• **Task brief**
Set down all of the data that follows word for word, without the images.

• **Information shown**

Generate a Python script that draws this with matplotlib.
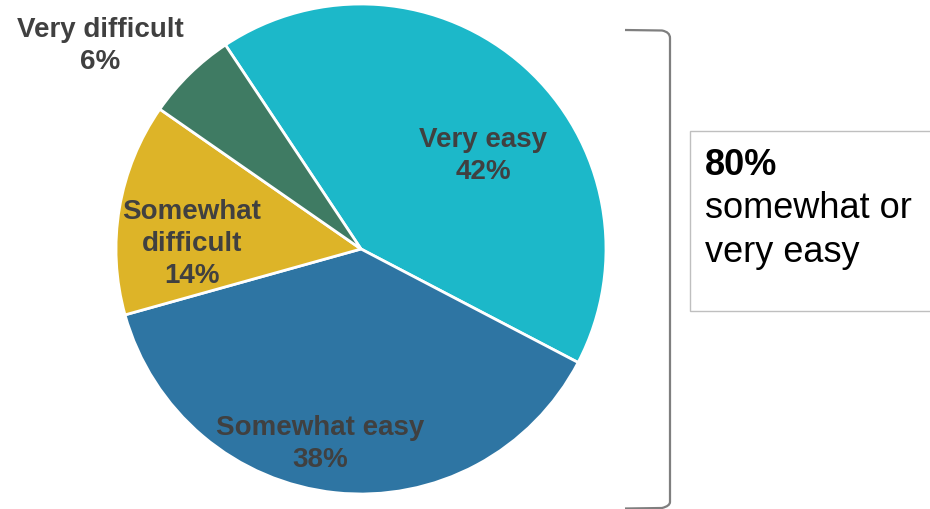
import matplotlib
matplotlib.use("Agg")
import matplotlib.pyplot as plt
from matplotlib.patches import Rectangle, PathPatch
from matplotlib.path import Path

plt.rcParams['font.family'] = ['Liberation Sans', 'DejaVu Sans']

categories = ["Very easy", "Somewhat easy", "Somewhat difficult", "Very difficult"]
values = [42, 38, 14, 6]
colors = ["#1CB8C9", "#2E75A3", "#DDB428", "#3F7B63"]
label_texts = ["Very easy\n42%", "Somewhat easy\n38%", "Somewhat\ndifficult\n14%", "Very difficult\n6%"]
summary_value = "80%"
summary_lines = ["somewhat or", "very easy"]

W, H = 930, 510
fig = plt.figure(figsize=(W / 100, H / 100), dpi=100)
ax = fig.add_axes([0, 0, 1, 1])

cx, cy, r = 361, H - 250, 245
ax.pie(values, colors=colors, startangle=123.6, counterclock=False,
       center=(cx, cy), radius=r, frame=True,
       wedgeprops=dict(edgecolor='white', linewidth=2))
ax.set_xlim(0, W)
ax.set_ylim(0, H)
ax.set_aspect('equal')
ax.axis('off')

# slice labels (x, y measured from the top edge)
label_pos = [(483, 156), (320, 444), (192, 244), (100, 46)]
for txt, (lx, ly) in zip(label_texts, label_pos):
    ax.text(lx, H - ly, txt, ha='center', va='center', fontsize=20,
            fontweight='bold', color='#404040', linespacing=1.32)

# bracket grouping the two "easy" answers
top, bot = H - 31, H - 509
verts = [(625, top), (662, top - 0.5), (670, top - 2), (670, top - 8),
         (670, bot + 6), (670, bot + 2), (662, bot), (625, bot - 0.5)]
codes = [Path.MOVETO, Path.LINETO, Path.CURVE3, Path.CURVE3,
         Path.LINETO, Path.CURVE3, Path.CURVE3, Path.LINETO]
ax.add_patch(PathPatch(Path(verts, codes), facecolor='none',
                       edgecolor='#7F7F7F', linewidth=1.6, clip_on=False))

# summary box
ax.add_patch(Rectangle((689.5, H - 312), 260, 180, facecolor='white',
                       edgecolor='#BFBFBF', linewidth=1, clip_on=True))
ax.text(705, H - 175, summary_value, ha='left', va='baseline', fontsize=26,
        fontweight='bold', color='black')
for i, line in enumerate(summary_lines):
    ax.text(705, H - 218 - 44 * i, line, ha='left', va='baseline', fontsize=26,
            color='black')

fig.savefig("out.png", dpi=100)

• **Correct output**
Generate a Python script that draws this with matplotlib.
import matplotlib
matplotlib.use("Agg")
import matplotlib.pyplot as plt
from matplotlib.patches import Rectangle, PathPatch
from matplotlib.path import Path

plt.rcParams['font.family'] = ['Liberation Sans', 'DejaVu Sans']

categories = ["Very easy", "Somewhat easy", "Somewhat difficult", "Very difficult"]
values = [42, 38, 14, 6]
colors = ["#1CB8C9", "#2E75A3", "#DDB428", "#3F7B63"]
label_texts = ["Very easy\n42%", "Somewhat easy\n38%", "Somewhat\ndifficult\n14%", "Very difficult\n6%"]
summary_value = "80%"
summary_lines = ["somewhat or", "very easy"]

W, H = 930, 510
fig = plt.figure(figsize=(W / 100, H / 100), dpi=100)
ax = fig.add_axes([0, 0, 1, 1])

cx, cy, r = 361, H - 250, 245
ax.pie(values, colors=colors, startangle=123.6, counterclock=False,
       center=(cx, cy), radius=r, frame=True,
       wedgeprops=dict(edgecolor='white', linewidth=2))
ax.set_xlim(0, W)
ax.set_ylim(0, H)
ax.set_aspect('equal')
ax.axis('off')

# slice labels (x, y measured from the top edge)
label_pos = [(483, 156), (320, 444), (192, 244), (100, 46)]
for txt, (lx, ly) in zip(label_texts, label_pos):
    ax.text(lx, H - ly, txt, ha='center', va='center', fontsize=20,
            fontweight='bold', color='#404040', linespacing=1.32)

# bracket grouping the two "easy" answers
top, bot = H - 31, H - 509
verts = [(625, top), (662, top - 0.5), (670, top - 2), (670, top - 8),
         (670, bot + 6), (670, bot + 2), (662, bot), (625, bot - 0.5)]
codes = [Path.MOVETO, Path.LINETO, Path.CURVE3, Path.CURVE3,
         Path.LINETO, Path.CURVE3, Path.CURVE3, Path.LINETO]
ax.add_patch(PathPatch(Path(verts, codes), facecolor='none',
                       edgecolor='#7F7F7F', linewidth=1.6, clip_on=False))

# summary box
ax.add_patch(Rectangle((689.5, H - 312), 260, 180, facecolor='white',
                       edgecolor='#BFBFBF', linewidth=1, clip_on=True))
ax.text(705, H - 175, summary_value, ha='left', va='baseline', fontsize=26,
        fontweight='bold', color='black')
for i, line in enumerate(summary_lines):
    ax.text(705, H - 218 - 44 * i, line, ha='left', va='baseline', fontsize=26,
            color='black')

fig.savefig("out.png", dpi=100)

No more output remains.